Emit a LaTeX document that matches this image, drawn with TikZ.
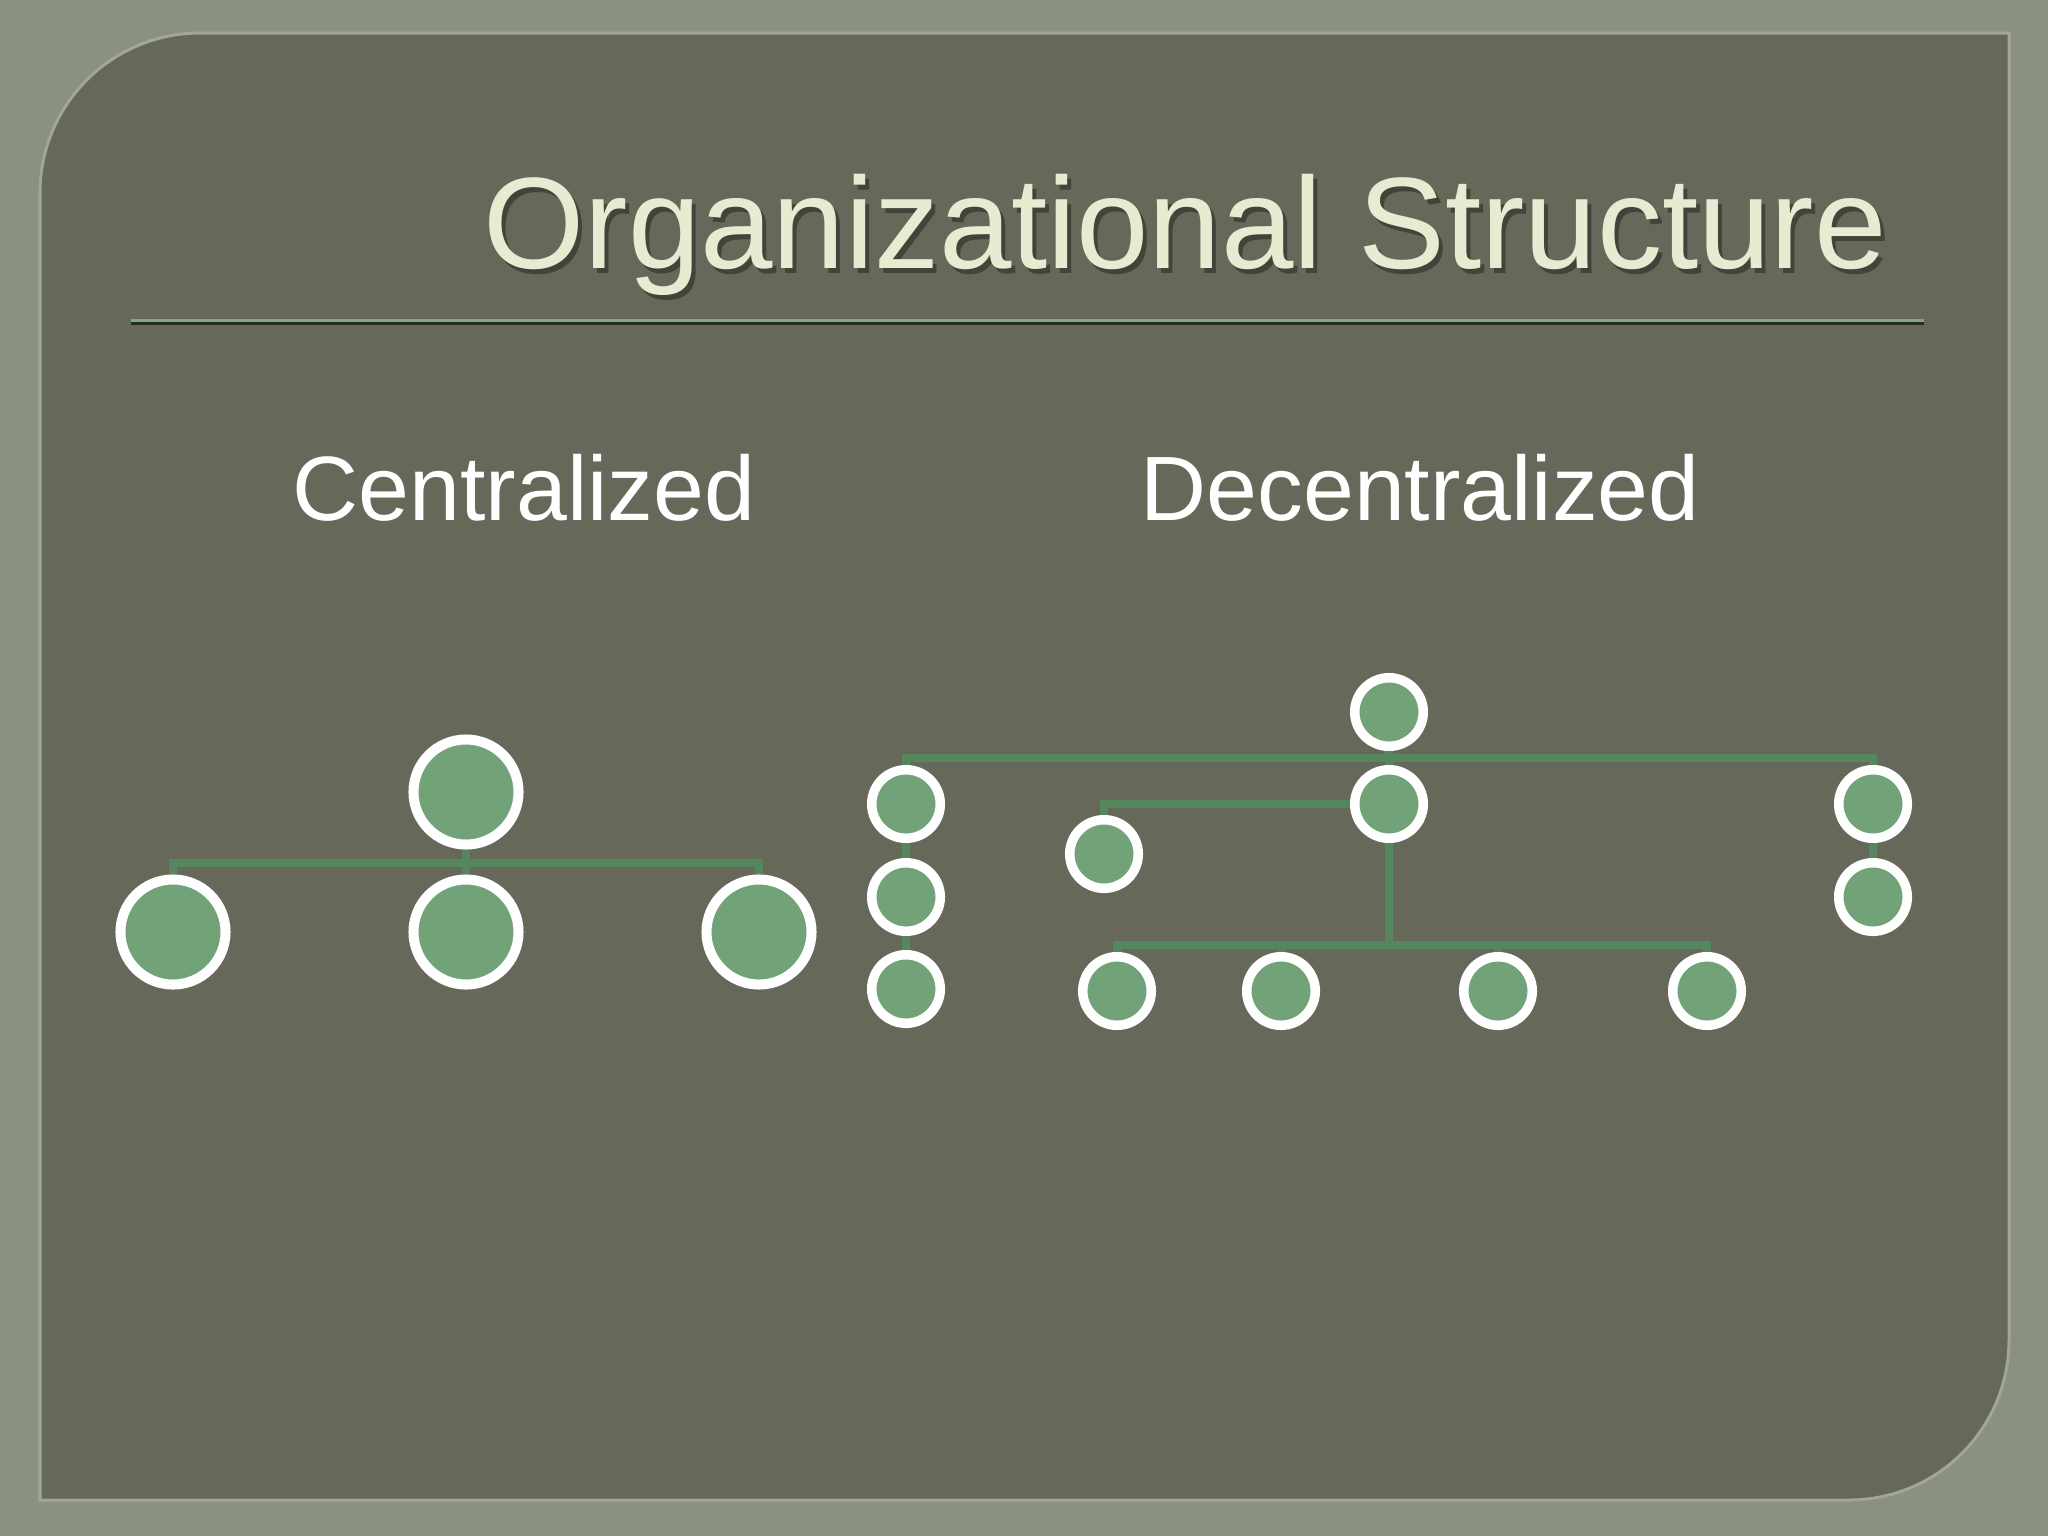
\documentclass[tikz,border=0pt]{standalone}
\usepackage{fontspec}
\setmainfont{Liberation Sans}
\definecolor{frameclr}{HTML}{8B9180}
\definecolor{panelclr}{HTML}{66695A}
\definecolor{edgeclr}{HTML}{A1A794}
\definecolor{nodeclr}{HTML}{72A378}
\definecolor{linkclr}{HTML}{55875F}
\definecolor{titleclr}{HTML}{E8EBD2}
\definecolor{ruleclr}{HTML}{7BAA85}

\begin{document}
\begin{tikzpicture}[x=0.01cm,y=-0.01cm,
 title/.style={anchor=base west,inner sep=0pt,font=\fontsize{37pt}{44pt}\selectfont},
 heading/.style={anchor=base west,inner sep=0pt,text=white,font=\fontsize{26pt}{31pt}\selectfont},
 bignode/.style={circle,draw=white,fill=nodeclr,line width=0.1cm,minimum size=1.05cm,inner sep=0pt},
 smallnode/.style={circle,draw=white,fill=nodeclr,line width=0.095cm,minimum size=0.685cm,inner sep=0pt},
 link/.style={draw=linkclr,line width=0.08cm}]
\useasboundingbox (0,0) rectangle (2048,1536);
\fill[frameclr] (0,0) rectangle (2048,1536);
%%panel
\path[fill=panelclr,draw=edgeclr,line width=0.03cm] (40,1500) -- (40,193) arc (180:270:160)
 -- (2009,33) -- (2009,1340) arc (0:90:160) -- cycle;

%%title
\node[title,text=black,opacity=0.35] at (487,273) {Organizational Structure};
\node[title,text=titleclr] (T) at (483,268) {Organizational Structure};
\draw[black!60!panelclr,line width=0.03cm] (131,323)--(1924,323);
\draw[ruleclr,line width=0.03cm] (131,320)--(1924,320);

\node[heading] (cen) at (292,520) {Centralized};
\node[heading] (dec) at (1140,520) {Decentralized};

%%centralized
\node[bignode] (CT) at (466,792) {};
\foreach \n/\x in {CL/173,CM/466,CR/759}
\node[bignode] (\n) at (\x,932) {};
\coordinate (cbar) at (466,863);
\draw[link] (CT) -- (CM);
\draw[link] (CL.north) |- (cbar) -| (CR.north);

%%decentralized
\node[smallnode] (DT) at (1389,712) {};
\foreach \n/\x/\y in {L1/906/804,L2/906/897,L3/906/989,DM/1389/804,R1/1873/804,
R2/1873/897,DB/1104/854,E1/1117/991,E2/1281/991,E3/1498/991,E4/1707/991}
\node[smallnode] (\n) at (\x,\y) {};
\coordinate (dbar) at (1389,758);
\coordinate (ebar) at (1389,945);
\draw[link] (DT) -- (DM);
\draw[link] (L1.north) |- (dbar) -| (R1.north);
\draw[link] (L1) -- (L2) (L2) -- (L3) (R1) -- (R2);
\draw[link] (DM.west) -| (DB.north);
\draw[link] (DM) -- (ebar);
\draw[link] (E1.north) |- (ebar) -| (E4.north);
\foreach \n in {E2,E3}
\draw[link] (\n) -- (\n |- ebar);
\end{tikzpicture}
\end{document}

GIVEN EXERCISE
Extract the full listing exactly, with the pictures left out.

REPLY TO THE EXERCISE
Emit a LaTeX document that matches this image, drawn with TikZ.
\documentclass[tikz,border=0pt]{standalone}
\usepackage{fontspec}
\setmainfont{Liberation Sans}
\definecolor{frameclr}{HTML}{8B9180}
\definecolor{panelclr}{HTML}{66695A}
\definecolor{edgeclr}{HTML}{A1A794}
\definecolor{nodeclr}{HTML}{72A378}
\definecolor{linkclr}{HTML}{55875F}
\definecolor{titleclr}{HTML}{E8EBD2}
\definecolor{ruleclr}{HTML}{7BAA85}

\begin{document}
\begin{tikzpicture}[x=0.01cm,y=-0.01cm,
 title/.style={anchor=base west,inner sep=0pt,font=\fontsize{37pt}{44pt}\selectfont},
 heading/.style={anchor=base west,inner sep=0pt,text=white,font=\fontsize{26pt}{31pt}\selectfont},
 bignode/.style={circle,draw=white,fill=nodeclr,line width=0.1cm,minimum size=1.05cm,inner sep=0pt},
 smallnode/.style={circle,draw=white,fill=nodeclr,line width=0.095cm,minimum size=0.685cm,inner sep=0pt},
 link/.style={draw=linkclr,line width=0.08cm}]
\useasboundingbox (0,0) rectangle (2048,1536);
\fill[frameclr] (0,0) rectangle (2048,1536);
%%panel
\path[fill=panelclr,draw=edgeclr,line width=0.03cm] (40,1500) -- (40,193) arc (180:270:160)
 -- (2009,33) -- (2009,1340) arc (0:90:160) -- cycle;

%%title
\node[title,text=black,opacity=0.35] at (487,273) {Organizational Structure};
\node[title,text=titleclr] (T) at (483,268) {Organizational Structure};
\draw[black!60!panelclr,line width=0.03cm] (131,323)--(1924,323);
\draw[ruleclr,line width=0.03cm] (131,320)--(1924,320);

\node[heading] (cen) at (292,520) {Centralized};
\node[heading] (dec) at (1140,520) {Decentralized};

%%centralized
\node[bignode] (CT) at (466,792) {};
\foreach \n/\x in {CL/173,CM/466,CR/759}
\node[bignode] (\n) at (\x,932) {};
\coordinate (cbar) at (466,863);
\draw[link] (CT) -- (CM);
\draw[link] (CL.north) |- (cbar) -| (CR.north);

%%decentralized
\node[smallnode] (DT) at (1389,712) {};
\foreach \n/\x/\y in {L1/906/804,L2/906/897,L3/906/989,DM/1389/804,R1/1873/804,
R2/1873/897,DB/1104/854,E1/1117/991,E2/1281/991,E3/1498/991,E4/1707/991}
\node[smallnode] (\n) at (\x,\y) {};
\coordinate (dbar) at (1389,758);
\coordinate (ebar) at (1389,945);
\draw[link] (DT) -- (DM);
\draw[link] (L1.north) |- (dbar) -| (R1.north);
\draw[link] (L1) -- (L2) (L2) -- (L3) (R1) -- (R2);
\draw[link] (DM.west) -| (DB.north);
\draw[link] (DM) -- (ebar);
\draw[link] (E1.north) |- (ebar) -| (E4.north);
\foreach \n in {E2,E3}
\draw[link] (\n) -- (\n |- ebar);
\end{tikzpicture}
\end{document}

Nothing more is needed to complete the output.